José Maria Latino Coelho suscitou, durante anos depois da sua morte, e talvez seja esta a prova mais evidente do reconhecimento da intervenção cívica em esferas várias, um conjunto de obras que não deixaram que o seu nome e a sua obra caíssem no esquecimento. Para além da coleção de testemunhos recolhida na publicação acima referida, Latino Coelho. No 25º aniversário da sua morte, que reúne quase três dezenas de textos de autorias diversas (de Manuel de Arriaga, a Bulhão Pato, Gomes Leal, Jaime de Magalhães Lima, Afonso Lopes Vieira…), foi este prolífico escritor recordado no “Elogio histórico de José Maria Latino Coelho”, lido na sessão pública da Academia das Ciências no dia 11 de Dezembro de 1898, por José de Sousa Monteiro, que regista a prodigiosa atividade de Latino Coelho no âmbito da Academia das Ciências, abarcando áreas do saber diversificadas, espelhando a dinâmica desta instituição científica nas suas ligações com a sociedade portuguesa contemporânea e com instituições estrangeiras, que o amplo espólio que a Academia dele guarda documenta. A memória da intervenção política e cívica de Latino Coelho perdura, assim, em referências várias: entre muitos outros, no conhecido Dicionário Bibliográfico de Inocêncio Francisco da Silva e Brito Aranha, na História da Literatura Romântica de Fidelino de Figueiredo (Lisboa, 1913), na História de Portugal de Pinheiro Chagas ou na Revista de Ciências Militares (vol. 13º, 1921) para citar apenas alguns exemplos de um reconhecimento que permaneceu.
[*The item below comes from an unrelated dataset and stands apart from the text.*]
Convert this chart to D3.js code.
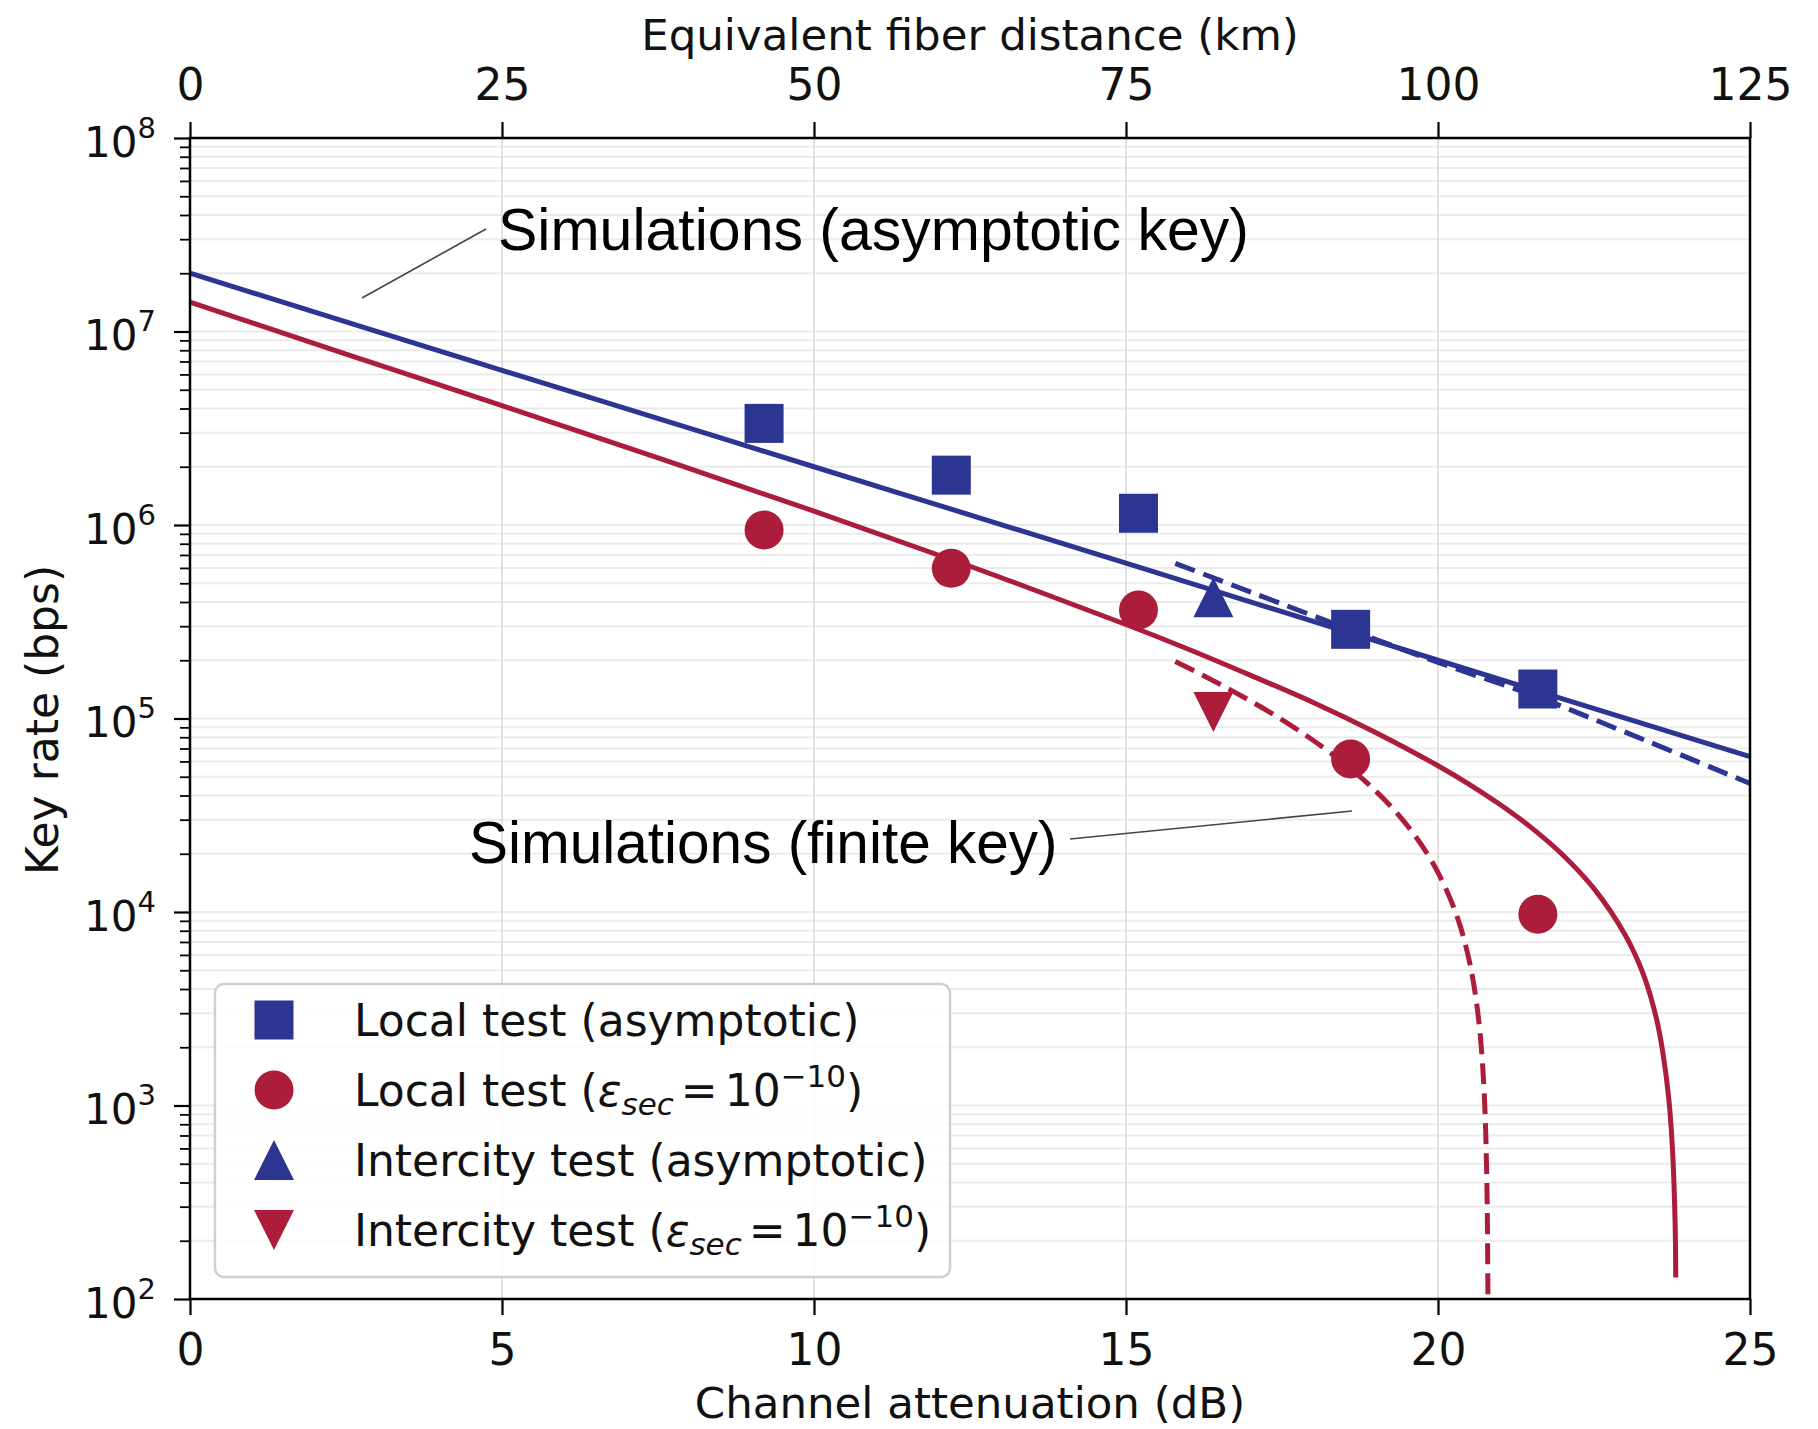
<!DOCTYPE html>
<html>
<head>
<meta charset="utf-8">
<script src="https://cdn.jsdelivr.net/npm/d3@7"></script>
<style>
  html, body { margin: 0; padding: 0; background: #fff; }
  svg { display: block; }
</style>
</head>
<body>
<svg id="chart" width="1818" height="1429"></svg>
<script>
// ---------------- DATA ----------------
const xTicksDb = [0, 5, 10, 15, 20, 25];
const xTicksKm = [0, 25, 50, 75, 100, 125];
const yTickExponents = [2, 3, 4, 5, 6, 7, 8];

// Measurements (channel attenuation in dB)
const localAtten = [9.2, 12.2, 15.2, 18.6, 21.6];
const localAsymptotic = [3.35e6, 1.81e6, 1.15e6, 2.89e5, 1.42e5];
const localFinite = [9.42e5, 5.97e5, 3.64e5, 6.18e4, 9.73e3];
const intercityAtten = [16.4];
const intercityAsymptotic = [4.23e5];
const intercityFinite = [1.08e5];

// Simulations
const simAsymLocalX = [0, 5, 10, 15, 20, 25];
const simAsymLocalY = [2.0e7, 6.3e6, 2.0e6, 6.35e5, 2.0e5, 6.35e4];
const simAsymInterX = [15.79, 17, 18.5, 20, 21.6, 23, 25];
const simAsymInterY = [6.34e5, 4.5e5, 2.95e5, 1.95e5, 1.29e5, 8.5e4, 4.62e4];
const simFiniteLocalX = [0, 2.5, 5, 7.5, 10, 12.5, 15, 16, 17, 18, 19, 20, 20.5, 21, 21.5, 22, 22.5, 23, 23.3, 23.5, 23.6, 23.7, 23.76, 23.8, 23.81];
const simFiniteLocalY = [1.42e7, 7.64e6, 4.14e6, 2.22e6, 1.18e6, 6.12e5, 3.06e5, 2.28e5, 1.67e5, 1.21e5, 8.47e4, 5.7e4, 4.57e4, 3.58e4, 2.72e4, 1.97e4, 1.32e4, 7.6e3, 4.68e3, 2.82e3, 1.91e3, 1.07e3, 575, 245, 129];
const simFiniteInterX = [15.79, 16.3, 16.79, 17.3, 17.8, 18.3, 18.8, 19.2, 19.6, 19.9, 20.15, 20.35, 20.5, 20.6, 20.68, 20.74, 20.78, 20.8, 20.805];
const simFiniteInterY = [1.97e5, 1.63e5, 1.34e5, 1.08e5, 8.53e4, 6.56e4, 4.84e4, 3.64e4, 2.56e4, 1.83e4, 1.27e4, 8.58e3, 5.62e3, 3.72e3, 2.25e3, 1.17e3, 456, 105, 17.5];

const legendLabels = [
  {kind: "square", text: "Local test (asymptotic)"},
  {kind: "circle", math: true, pre: "Local test ("},
  {kind: "triangle-up", text: "Intercity test (asymptotic)"},
  {kind: "triangle-down", math: true, pre: "Intercity test ("}
];

// ---------------- STYLE ----------------
const BLUE = "#2c3592";
const RED = "#ac1d3b";
const MPL_FONT = "'DejaVu Sans', sans-serif";
const ANN_FONT = "'Liberation Sans', Arial, Helvetica, sans-serif";

const svg = d3.select("#chart");
const W = 1818, H = 1429;
const margin = {left: 190, right: W - 1750, top: 138, bottom: H - 1299};

const x = d3.scaleLinear().domain([0, 25]).range([margin.left, W - margin.right]);
const y = d3.scaleLog().domain([1e2, 1e8]).range([H - margin.bottom, margin.top]);
const xKm = d3.scaleLinear().domain([0, 125]).range([margin.left, W - margin.right]);

const x0 = x.range()[0], x1 = x.range()[1];
const y0 = y.range()[0], y1 = y.range()[1];

const majors = yTickExponents.map(e => Math.pow(10, e));
const minors = [];
for (let e = 2; e < 8; e++) for (let m = 2; m <= 9; m++) minors.push(m * Math.pow(10, e));

// ---------------- GRID ----------------
const grid = svg.append("g");
grid.selectAll("line.h").data(minors.concat(majors)).join("line")
  .attr("x1", x0).attr("x2", x1)
  .attr("y1", d => y(d)).attr("y2", d => y(d))
  .attr("stroke", "#ebebeb").attr("stroke-width", 2);
grid.selectAll("line.v").data(xTicksDb.slice(1, -1)).join("line")
  .attr("x1", d => x(d)).attr("x2", d => x(d))
  .attr("y1", y0).attr("y2", y1)
  .attr("stroke", "#d8d8d8").attr("stroke-width", 1.5);

// ---------------- LINES ----------------
svg.append("clipPath").attr("id", "plotclip").append("rect")
  .attr("x", x0).attr("y", y1).attr("width", x1 - x0).attr("height", y0 - y1);

const line = d3.line().x(d => x(d[0])).y(d => y(d[1])).curve(d3.curveCatmullRom.alpha(0.5));
const plot = svg.append("g").attr("clip-path", "url(#plotclip)");
function addLine(xs, ys, color, dashed) {
  plot.append("path")
    .datum(xs.map((v, i) => [v, ys[i]]))
    .attr("d", line)
    .attr("fill", "none")
    .attr("stroke", color)
    .attr("stroke-width", 5)
    .attr("stroke-dasharray", dashed ? "21,9" : null);
}
addLine(simAsymLocalX, simAsymLocalY, BLUE, false);
addLine(simAsymInterX, simAsymInterY, BLUE, true);
addLine(simFiniteLocalX, simFiniteLocalY, RED, false);
addLine(simFiniteInterX, simFiniteInterY, RED, true);

// ---------------- MARKERS ----------------
function marker(g, kind, cx, cy, color) {
  if (kind === "square") {
    g.append("rect").attr("x", cx - 19.5).attr("y", cy - 19.5).attr("width", 39).attr("height", 39).attr("fill", color);
  } else if (kind === "circle") {
    g.append("circle").attr("cx", cx).attr("cy", cy).attr("r", 19.5).attr("fill", color);
  } else if (kind === "triangle-up") {
    const s = 20;
    g.append("path").attr("d", `M${cx},${cy - s}L${cx + s},${cy + s}L${cx - s},${cy + s}Z`).attr("fill", color);
  } else {
    const s = 20;
    g.append("path").attr("d", `M${cx},${cy + s}L${cx + s},${cy - s}L${cx - s},${cy - s}Z`).attr("fill", color);
  }
}
const mk = svg.append("g");
localAtten.forEach((a, i) => marker(mk, "square", x(a), y(localAsymptotic[i]), BLUE));
localAtten.forEach((a, i) => marker(mk, "circle", x(a), y(localFinite[i]), RED));
intercityAtten.forEach((a, i) => marker(mk, "triangle-up", x(a), y(intercityAsymptotic[i]), BLUE));
intercityAtten.forEach((a, i) => marker(mk, "triangle-down", x(a), y(intercityFinite[i]), RED));

// ---------------- AXES ----------------
function styleAxis(g) {
  g.select(".domain").remove();
  g.selectAll(".tick line").attr("stroke", "#000").attr("stroke-width", 2.2);
  g.selectAll("text").remove();
}
const gB = svg.append("g").attr("transform", `translate(0,${y0})`)
  .call(d3.axisBottom(x).tickValues(xTicksDb).tickSize(16));
styleAxis(gB);
gB.selectAll(".tick").append("text")
  .attr("y", 66).attr("text-anchor", "middle")
  .attr("font-family", MPL_FONT).attr("font-size", 44).attr("fill", "#111")
  .text(d => d);
const gT = svg.append("g").attr("transform", `translate(0,${y1})`)
  .call(d3.axisTop(xKm).tickValues(xTicksKm).tickSize(16));
styleAxis(gT);
gT.selectAll(".tick").append("text")
  .attr("y", -38).attr("text-anchor", "middle")
  .attr("font-family", MPL_FONT).attr("font-size", 44).attr("fill", "#111")
  .text(d => d);
const gL = svg.append("g").attr("transform", `translate(${x0},0)`)
  .call(d3.axisLeft(y).tickValues(majors).tickSize(16));
styleAxis(gL);
const yLab = gL.selectAll(".tick").append("text")
  .attr("x", -34).attr("y", 18).attr("text-anchor", "end")
  .attr("font-family", MPL_FONT).attr("font-size", 42).attr("fill", "#111");
yLab.append("tspan").text("10");
yLab.append("tspan").attr("dy", -19).attr("font-size", 29).text(d => Math.round(Math.log10(d)));
const gLm = svg.append("g").attr("transform", `translate(${x0},0)`)
  .call(d3.axisLeft(y).tickValues(minors).tickSize(10));
styleAxis(gLm);
gLm.selectAll(".tick line").attr("stroke-width", 1.8);

svg.append("rect").attr("x", x0).attr("y", y1).attr("width", x1 - x0).attr("height", y0 - y1)
  .attr("fill", "none").attr("stroke", "#000").attr("stroke-width", 2.5);

// axis titles
svg.append("text").attr("x", (x0 + x1) / 2).attr("y", 50).attr("text-anchor", "middle")
  .attr("font-family", MPL_FONT).attr("font-size", 43.5).attr("fill", "#111")
  .text("Equivalent fiber distance (km)");
svg.append("text").attr("x", (x0 + x1) / 2).attr("y", 1418).attr("text-anchor", "middle")
  .attr("font-family", MPL_FONT).attr("font-size", 43.5).attr("fill", "#111")
  .text("Channel attenuation (dB)");
svg.append("text").attr("transform", `translate(58,720) rotate(-90)`).attr("text-anchor", "middle")
  .attr("font-family", MPL_FONT).attr("font-size", 44).attr("fill", "#111")
  .text("Key rate (bps)");

// ---------------- ANNOTATIONS ----------------
svg.append("line").attr("x1", 486).attr("y1", 229).attr("x2", 362).attr("y2", 298)
  .attr("stroke", "#444").attr("stroke-width", 1.6);
svg.append("text").attr("x", 498).attr("y", 250)
  .attr("font-family", ANN_FONT).attr("font-size", 59).attr("fill", "#000")
  .text("Simulations (asymptotic key)");
svg.append("line").attr("x1", 1070).attr("y1", 839).attr("x2", 1352).attr("y2", 811)
  .attr("stroke", "#444").attr("stroke-width", 1.6);
svg.append("text").attr("x", 469).attr("y", 863)
  .attr("font-family", ANN_FONT).attr("font-size", 58.5).attr("fill", "#000")
  .text("Simulations (finite key)");

// ---------------- LEGEND ----------------
const lg = svg.append("g");
lg.append("rect").attr("x", 215).attr("y", 984).attr("width", 735).attr("height", 293)
  .attr("rx", 9).attr("ry", 9)
  .attr("fill", "#fff").attr("fill-opacity", 0.85)
  .attr("stroke", "#cfcfcf").attr("stroke-width", 2.5);
const rowY = [1020, 1090, 1160, 1230];
const legendColors = [BLUE, RED, BLUE, RED];
legendLabels.forEach((item, i) => {
  marker(lg, item.kind, 274, rowY[i], legendColors[i]);
  const t = lg.append("text").attr("x", 354).attr("y", rowY[i] + 16)
    .attr("font-family", MPL_FONT).attr("font-size", 44).attr("fill", "#111");
  if (!item.math) {
    t.text(item.text);
  } else {
    t.append("tspan").text(item.pre);
    t.append("tspan").attr("font-style", "italic").text("ε");
    t.append("tspan").attr("font-style", "italic").attr("font-size", 31).attr("dy", 9).text("sec");
    t.append("tspan").attr("dy", -9).attr("dx", 7).text("=");
    t.append("tspan").attr("dx", 7).text("10");
    t.append("tspan").attr("font-size", 31).attr("dy", -19).text("−10");
    t.append("tspan").attr("dy", 19).text(")");
  }
});
</script>
</body>
</html>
No conjunto das suas obras a Historia Politica e Militar de Portugal desde os fins do seculo XVIII até 1814 (3 vols.,1874-1891) e a Galeria de Varões Ilustres (1880-1882), em que elabora a biografia de Camões, Vasco da Gama, Fernão de Magalhães, revelam o escrúpulo no tratamento das fontes a que recorreu, nos arquivos do Ministério da Guerra, Ministério do Reino, dos Negócios Estrangeiros, da Marinha, Academia Real das Ciências e Biblioteca Nacional, para citar apenas alguns exemplos que provam a adesão a uma visão positivista e a um conceito racionalista da história, comum ao tempo. Contudo, as biografias que compõem esta obra não escapam a uma apresentação de pauta de comportamento que entende os biografados como donos de um carácter exemplar, que verte numa prosa límpida, recorrendo a uma rica adjetivação e a intensa mobilização de recurso linguísticos que tornaram a sua prosa e a sua capacidade discursiva e oratória motivo de admiração dos seus contemporâneos, granjeando-lhe um lugar cimeiro na política e cultura portuguesa do século XIX.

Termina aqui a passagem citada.